What's happened
U.S. states are varying in their adoption of new federal tax provisions, with some blue states like New York and Illinois declining to conform, risking billions in revenue. Meanwhile, others like Michigan are adopting certain benefits, highlighting a complex patchwork of compliance ahead of January 1.
What's behind the headline?
The divergence among states reflects deeper political and fiscal strategies. Blue states like New York and Illinois are deliberately choosing not to conform, risking significant revenue losses—up to $1.7 billion in New York—by not adopting provisions such as no tax on tips or overtime pay. This resistance may be driven by concerns over budget shortfalls and political ideology, as well as a desire to maintain control over state-specific tax policies.
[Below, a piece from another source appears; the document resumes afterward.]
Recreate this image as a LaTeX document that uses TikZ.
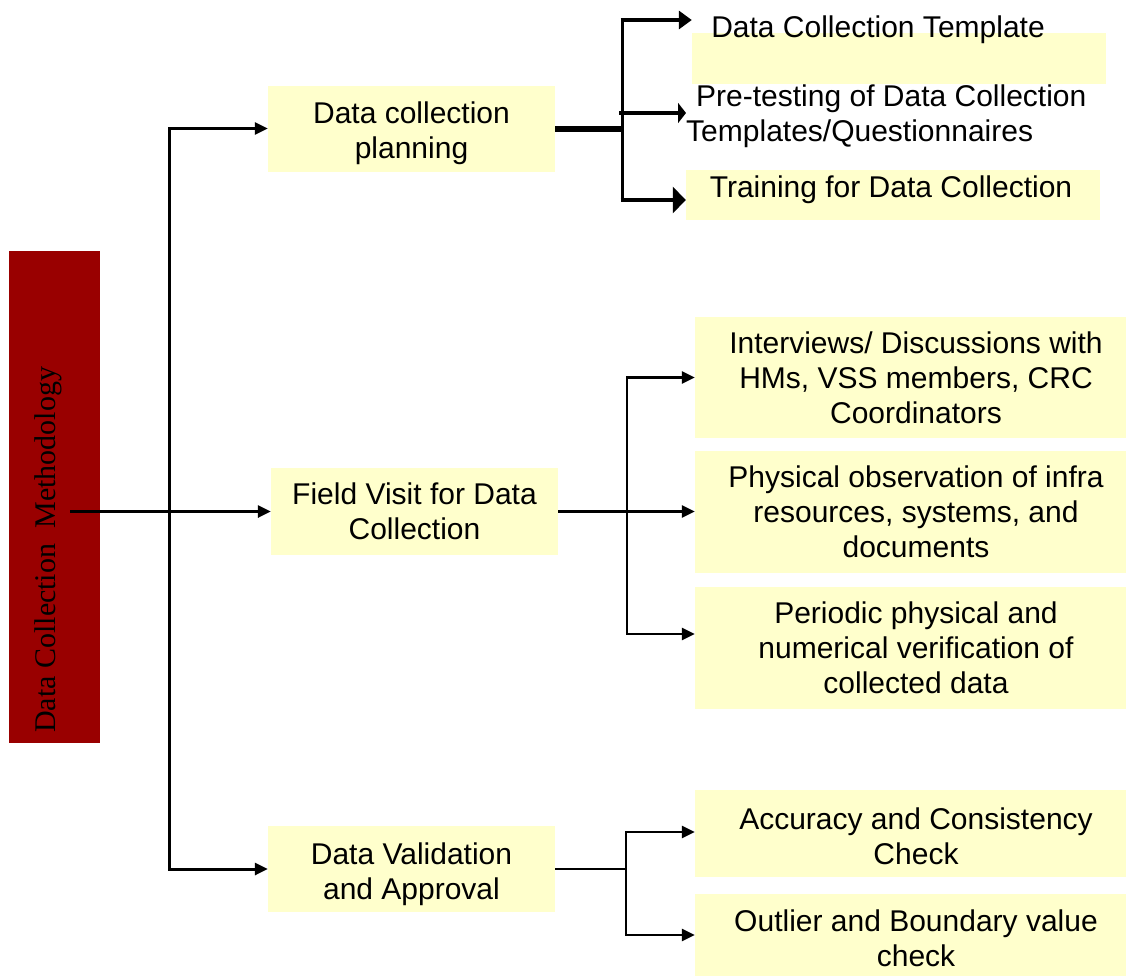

Conversely, states like Michigan are embracing the federal benefits, which could provide relief to millions of seniors and workers. The patchwork approach creates a complex landscape where taxpayers' liabilities vary widely depending on their state of residence, complicating compliance and planning.
The broader implication is that federal tax reforms are not uniformly implemented, which could undermine the intended economic stimulus and social benefits. States that opt out may face revenue shortfalls, impacting public services, while those that conform could see increased administrative burdens but also potential economic gains.
This situation underscores the importance of state-level policy decisions in shaping the effectiveness of federal initiatives. As the new year begins, the varying levels of conformity will likely influence political debates and fiscal stability across the country, with the potential for legal challenges and further legislative adjustments.
What the papers say
The NY Post reports that blue states like New York and Illinois are declining to adopt the new federal tax provisions, citing potential billions in shortfalls, and accuse them of 'deliberately blocking' benefits such as no tax on tips and overtime. Tax experts, including Adam Michel from the Cato Institute, clarify that states like Colorado are technically conforming due to their 'scrolling conformity' to the federal code, but many others are not. Meanwhile, Business Insider UK highlights that the federal tax changes aim to provide relief for 74 million Americans, especially seniors, with some states already adopting these benefits, like Michigan. The contrast between states' responses illustrates a complex landscape of tax policy adaptation, with implications for revenue and social welfare.
How we got here
The federal tax code changes, including provisions from the One Big Beautiful Bill Act, aim to provide tax relief for workers and seniors. States automatically conform if they align their tax codes with the federal system, but many, especially those starting with adjusted gross income, must pass legislation to adopt these changes. The debate centers on revenue impacts and policy priorities, with some states resisting or selectively adopting provisions.